UPDATE Perhaps a better phrasing of the "issue" is to say that I came to suspect the following:

For non-stream objects that wish to serialize themselves, the iostream library COULD hypothetically have been designed so that inserters and extracters were class members instead of global overloads...and without (significantly) affecting the runtime properties. Yet this would have ONLY worked if the iostream authors were willing to accept it would force clients to form streaming operations right-to-left.

But I lack an intuition about why global overloading an operator vs. a member could unlock an otherwise-unlockable ability to express oneself left-to-right (instead of right-to-left). Question is whether hindsight, or templates, or some esoteric feature of C++11 could offer an alternative. OR does "C++ physics" have an inherent bias for one direction over another, and global overloading is somehow the only compile-time trick in the book for overriding it.

Compare with Fleming's left hand rule for motors

Foi útil?

Solução

You get more flexibility by separating the definition of << and >> from the object you're displaying.

First of all, you might want to custom-display a non-class type, like an enum, or a pointer. Suppose you have a class Foo and you want to custom-print a pointer to Foo. You can't do it by adding a member function to Foo. Or you might want to display a templated object but only for a particular template parameter. For instance, you might want to display a vector<int> as a comma separated list, but a vector<string> as a column of string.

Another reason might be that you're not allowed or willing to modify an existing class.
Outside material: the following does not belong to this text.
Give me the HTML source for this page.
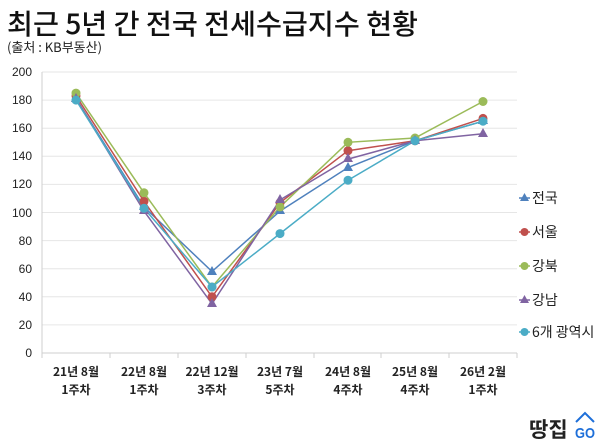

It's a good example of the open/closed principle in OO design, where you want your classes to be open for extension but closed for modification. Of course, your class has to expose some of its implementation without breaking encapsulation, but that's often the case (vectors expose their elements, complex exposes Re and Im, string exposes c_str, etc.).
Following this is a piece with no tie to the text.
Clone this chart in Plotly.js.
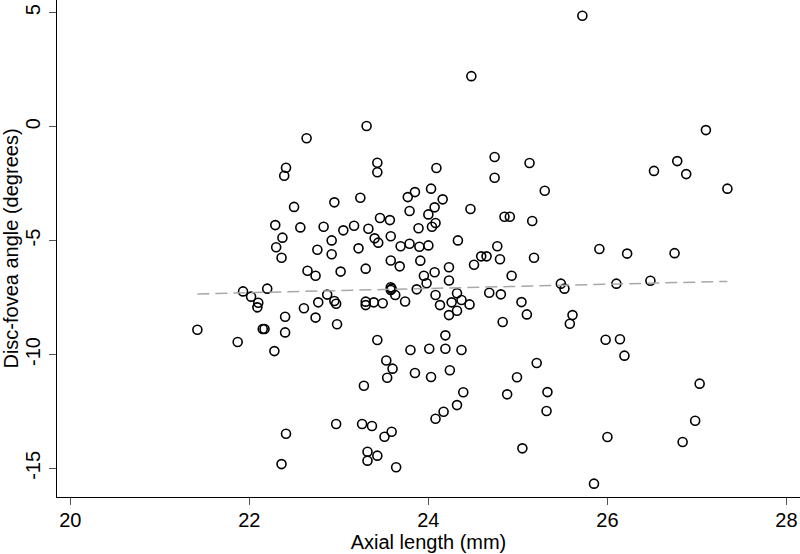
<!DOCTYPE html>
<html>
<head>
<meta charset="utf-8">
<script src="https://cdn.plot.ly/plotly-3.0.1.min.js"></script>
<style>html,body{margin:0;padding:0;background:#fff;}#chart{width:800px;height:554px;}</style>
</head>
<body>
<div id="chart"></div>
<script>
// Axial length (mm)
var axialLength = [
  22.64, 22.41, 22.39, 22.50, 22.95, 22.29, 22.57, 22.83, 22.37, 22.92,
  22.30, 22.76, 22.92, 22.36, 22.65, 22.74, 23.05, 23.02,
  23.31, 23.43, 23.43, 24.09, 24.74, 24.74, 23.24, 23.77, 23.85, 24.03,
  24.16, 23.79, 24.07, 24.00, 24.47, 23.46, 23.57, 23.17, 23.33, 23.89,
  24.08, 24.04, 23.40, 23.44, 23.58, 23.69, 23.79, 23.90, 24.00, 24.33,
  23.22, 23.58, 23.68, 23.91, 23.30, 23.95, 24.07, 24.23, 24.23, 24.51,
  24.59, 24.65, 24.77, 24.80,
  21.93, 22.20, 22.02, 22.10, 22.09, 21.42, 21.87, 22.15, 22.17, 22.40,
  22.40, 22.28, 22.61, 22.74, 22.77, 22.87, 22.95, 22.97, 22.98, 22.97,
  22.41, 22.36,
  23.98, 23.58, 23.58, 23.59, 23.87, 23.63, 23.74, 23.30, 23.30, 23.39, 23.49,
  24.08, 24.13, 24.23, 24.32, 24.26, 24.37, 24.32, 24.46, 24.68, 24.81,
  24.83, 23.43, 23.80, 24.01, 24.19, 24.37, 24.19, 23.53, 23.60, 23.54,
  23.85, 24.03, 24.24, 23.28, 24.39, 24.32, 24.17, 24.08, 23.26, 23.37,
  23.59, 23.51, 23.32, 23.43, 23.32, 23.64,
  25.72, 27.10, 25.13, 25.30, 26.52, 26.78, 26.88, 27.34, 24.85, 24.91,
  25.16,
  25.18, 25.91, 26.22, 26.75, 24.93, 25.48, 25.52, 26.10, 26.48, 25.04,
  25.10, 25.61, 25.58, 25.98, 26.14, 26.19, 25.21, 24.99, 24.88, 25.33,
  25.32, 25.05, 27.03, 26.98, 26.00, 26.84, 25.85, 24.48
];
// Disc-fovea angle (degrees)
var discFoveaAngle = [
  -0.51, -1.80, -2.15, -3.52, -3.32, -4.32, -4.42, -4.39, -4.87, -4.99,
  -5.29, -5.40, -5.60, -5.75, -6.32, -6.54, -4.55, -6.36,
  0.03, -1.58, -2.00, -1.81, -1.33, -2.24, -3.12, -3.09, -2.87, -2.72,
  -3.19, -3.70, -3.54, -3.85, -3.61, -4.01, -4.10, -4.35, -4.48, -4.46,
  -4.23, -4.39, -4.90, -5.09, -4.81, -5.25, -5.14, -5.27, -5.21, -4.99,
  -5.34, -5.87, -6.13, -5.88, -6.23, -6.54, -6.39, -6.17, -6.75, -6.06,
  -5.69, -5.69, -5.25, -5.82,
  -7.23, -7.11, -7.46, -7.73, -7.93, -8.91, -9.45, -8.88, -8.88, -8.34,
  -9.03, -9.85, -7.97, -8.38, -7.71, -7.37, -7.65, -7.77, -8.67, -13.05,
  -13.48, -14.81,
  -6.87, -7.05, -7.17, -7.11, -7.14, -7.39, -7.67, -7.68, -7.83, -7.71, -7.75,
  -7.39, -7.83, -8.27, -7.31, -7.71, -7.61, -8.08, -7.80, -7.29, -7.36,
  -8.57, -9.36, -9.80, -9.75, -9.75, -9.80, -9.16, -10.26, -10.62, -11.02,
  -10.81, -10.99, -10.69, -11.37, -11.66, -12.22, -12.51, -12.82, -13.05, -13.14,
  -13.39, -13.61, -14.27, -14.44, -14.66, -14.95,
  4.87, -0.15, -1.59, -2.81, -1.94, -1.51, -2.08, -2.72, -3.95, -3.95,
  -4.14,
  -5.75, -5.37, -5.57, -5.55, -6.54, -6.89, -7.11, -6.89, -6.76, -7.70,
  -8.24, -8.27, -8.65, -9.35, -9.33, -10.05, -10.37, -11.00, -11.75, -11.65,
  -12.48, -14.12, -11.28, -12.91, -13.62, -13.84, -15.67, 2.22
];
// Fitted line end points
var fitX = [21.42, 27.34];
var fitY = [-7.34, -6.79];

var xTicks = [20, 22, 24, 26, 28];
var yTicks = [-15, -10, -5, 0, 5];

var FONT = 'Liberation Sans, Arial, Helvetica, sans-serif';

var traces = [
  {
    x: axialLength, y: discFoveaAngle, type: 'scatter', mode: 'markers',
    marker: {symbol: 'circle-open', size: 9, color: '#000', line: {width: 1.6, color: '#000'}},
    cliponaxis: false, showlegend: false, hoverinfo: 'skip'
  },
  {
    x: fitX, y: fitY, type: 'scatter', mode: 'lines',
    line: {color: '#a8a8a8', width: 1.5, dash: '12px,6px'},
    showlegend: false, hoverinfo: 'skip'
  }
];

var axisCommon = {
  showgrid: false, zeroline: false, showline: true, linecolor: '#000', linewidth: 1,
  ticks: 'outside', ticklen: 7, tickwidth: 1, tickcolor: '#555',
  tickfont: {family: FONT, size: 20, color: '#000'}, automargin: false
};

var layout = {
  width: 800, height: 554,
  margin: {l: 57, r: 0, t: 0, b: 57, pad: 0},
  paper_bgcolor: '#fff', plot_bgcolor: '#fff',
  showlegend: false,
  xaxis: Object.assign({}, axisCommon, {
    range: [19.852, 28.151], tickvals: xTicks, ticktext: xTicks.map(String),
    ticklabelstandoff: -2,
    title: {text: 'Axial length (mm)', font: {family: FONT, size: 20, color: '#000'}, standoff: 1}
  }),
  yaxis: Object.assign({}, axisCommon, {
    range: [-16.255, 5.562], tickvals: yTicks, ticktext: yTicks.map(String), tickangle: -90,
    ticklabelstandoff: 1,
    title: {text: 'Disc-fovea angle (degrees)', font: {family: FONT, size: 20, color: '#000'}, standoff: 2}
  })
};

Plotly.newPlot('chart', traces, layout, {staticPlot: true, displayModeBar: false});
</script>
</body>
</html>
You may even define two different overloads of << for the same class in different modules, if it makes sense.

Outras dicas

For overloading stream operators there is no restriction imposed by the Standard on whether they should be members or non-members, So Ideally they can be.In fact, most of the stream output and input operators defined by the standard library are members of the stream classes.

A Rationale:

Why inserters and extractors are not overloaded as member functions?
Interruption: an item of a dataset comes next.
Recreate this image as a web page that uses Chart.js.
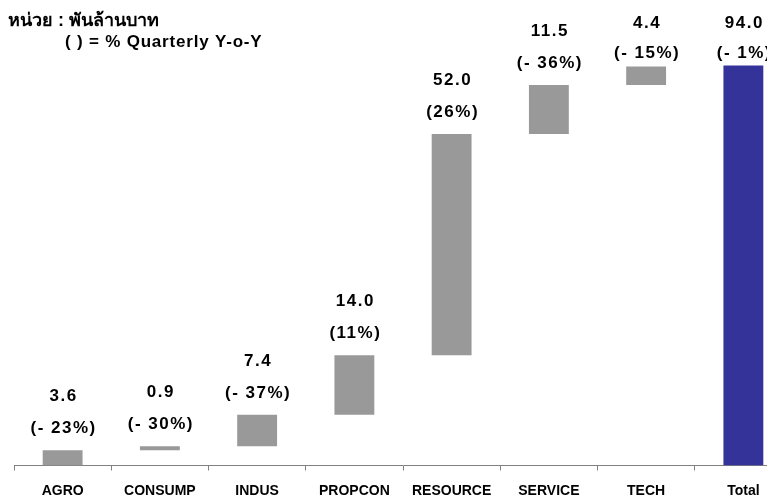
<!DOCTYPE html>
<html>
<head>
<meta charset="utf-8">
<script src="https://cdn.jsdelivr.net/npm/chart.js@4.4.1/dist/chart.umd.min.js"></script>
<style>
  html, body { margin: 0; padding: 0; background: #fff; overflow: hidden; }
  #wrap { width: 800px; height: 497px; }
</style>
</head>
<body>
<div id="wrap"><canvas id="grafico"></canvas></div>
<script>
// datos
var categorias = ['AGRO', 'CONSUMP', 'INDUS', 'PROPCON', 'RESOURCE', 'SERVICE', 'TECH', 'Total'];
var valores = [3.6, 0.9, 7.4, 14.0, 52.0, 11.5, 4.4, 94.0];
var yoy = ['(- 23%)', '(- 30%)', '(- 37%)', '(11%)', '(26%)', '(- 36%)', '(- 15%)', '(- 1%)'];
var titulo1 = 'หน่วย : พันล้านบาท';
var titulo2 = '( ) = % Quarterly Y-o-Y';

// barras flotantes (cascada), la ultima es el total
var barras = [];
var acum = 0;
for (var i = 0; i < valores.length; i++) {
  if (i == valores.length - 1) {
    barras.push([0, valores[i]]);
  } else {
    barras.push([acum, acum + valores[i]]);
    acum = acum + valores[i];
  }
}
var colores = valores.map(function (v, i) {
  return i == valores.length - 1 ? '#333399' : '#999999';
});

var etiquetas = {
  id: 'etiquetas',
  afterDatasetsDraw: function (chart) {
    var ctx = chart.ctx;
    var meta = chart.getDatasetMeta(0);
    ctx.save();
    ctx.fillStyle = '#000';
    ctx.textAlign = 'center';
    ctx.textBaseline = 'middle';
    ctx.font = 'bold 17px "Liberation Sans", Arial, sans-serif';
    ctx.letterSpacing = '1.5px';
    meta.data.forEach(function (bar, i) {
      var top = bar.y;
      var yPct = Math.max(top - 22, 53);
      var yVal = Math.max(yPct - 32, 23);
      ctx.fillText(valores[i].toFixed(1), bar.x + 1, yVal);
      ctx.fillText(yoy[i], bar.x + 1, yPct);
    });
    // titulo
    ctx.textAlign = 'left';
    ctx.textBaseline = 'alphabetic';
    ctx.letterSpacing = '0px';
    ctx.font = 'bold 18px "Liberation Sans", Arial, sans-serif';
    ctx.fillText(titulo1, 8, 26);
    ctx.letterSpacing = '0.8px';
    ctx.font = 'bold 17px "Liberation Sans", Arial, sans-serif';
    ctx.fillText(titulo2, 65, 47);
    ctx.restore();
  }
};

var ctx = document.getElementById('grafico').getContext('2d');
var miGrafico = new Chart(ctx, {
  type: 'bar',
  data: {
    labels: categorias,
    datasets: [{
      data: barras,
      backgroundColor: colores,
      borderWidth: 0,
      categoryPercentage: 1,
      barPercentage: 0.41
    }]
  },
  options: {
    responsive: true,
    maintainAspectRatio: false,
    animation: false,
    devicePixelRatio: 1,
    layout: { padding: { top: 40, left: 14, right: 8, bottom: 0 } },
    plugins: {
      legend: { display: false },
      tooltip: { enabled: false }
    },
    scales: {
      x: {
        afterFit: function (scale) {
          scale.height = 31.5;
        },
        grid: {
          offset: true,
          drawOnChartArea: false,
          drawTicks: true,
          tickLength: 5,
          color: '#808080'
        },
        border: { display: true, color: '#808080', width: 1 },
        ticks: {
          color: '#000',
          padding: 12,
          maxRotation: 0,
          autoSkip: false,
          font: { family: '"Liberation Sans", Arial, sans-serif', size: 14, weight: 'bold' }
        }
      },
      y: {
        display: false,
        min: 0,
        max: 100
      }
    }
  },
  plugins: [etiquetas]
});
</script>
</body>
</html>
Usually the rule for operator overloading is:

If a binary operator changes its left operand it is usually useful to make it a member function of its left operand’s type.(Since it will usually need to access the operands private members).

By this rule Stream operators, should be implemented as members of their left operand’s type. However, their left operands are streams from the standard library, And One cannot change the standard library’s stream types. Hence these when overloading these operators for custom types, they are usually implemented as non-member functions.

I had the same question before, and looks like inserters and extracters have to be global. To me, it is ok; I just want to avoid making more "friend" functions in my class. This is how I do it, i.e., provid a public interface that "<<" can call:

class Rock {
    private:
        int weight;
        int height;
        int width;
        int length;

    public:
        ostream& output(ostream &os) const {
            os << "w" <<  weight << "hi" << height << "w" <<  width << "leng" << length << endl;
            return os;
        }
    };

    ostream& operator<<(ostream &os, const Rock& rock)  {
        return rock.output(os);
    }

Am I missing any other problems?

Not that I can think of, but I'd say that's pretty bad already.

The usual outfile << var1 << var2 << var3; is a fairly "linear" syntax. And, since we read left-to-right in both cases, the names will be in the same order as they will be in the file.

You're planning to make the syntax non-linear. A human reader will have to skip ahead and come back to see what's happening. This makes it harder. And you go even further. To read your last line, r >>= "Your rational number is " >>= cout; you first have to read forward through the >>= to see that you need to skip to the last word (or thereabouts), read ">>= cout", skip back to the beginning of the string, read forward through the string, and so on. As opposed to moving your eye(s) from one token to the next, where the brain is able to pipeline the whole process.

I have several years of experience with a language with such a non-linear syntax. I'm now looking into using clang to "compile" C++ into that language instead. (For more reasons than that, though.) If it works out, I'll be far happier.

My preferred alternative is a very minimal operator overload that only calls a member function. If optimizing even slightly, it will disappear from the produced executable anyway.

There's one "obvious" exception to the above, which is when you only have a single read/write in a statement, as in myobj >> cout;

In C++ binary operators are generally non-class members. According to The C++ Programming Language by Bjarne Stroustrup operator+ the canonical representation is a global function that first copies its left operand and then uses += onto it with the right operand, and then returns the result. So having the stream operators be global is not at all out of the ordinary. As Als mentioned, we would expect the stream operators to be members of the stream classes rather than of the data classes.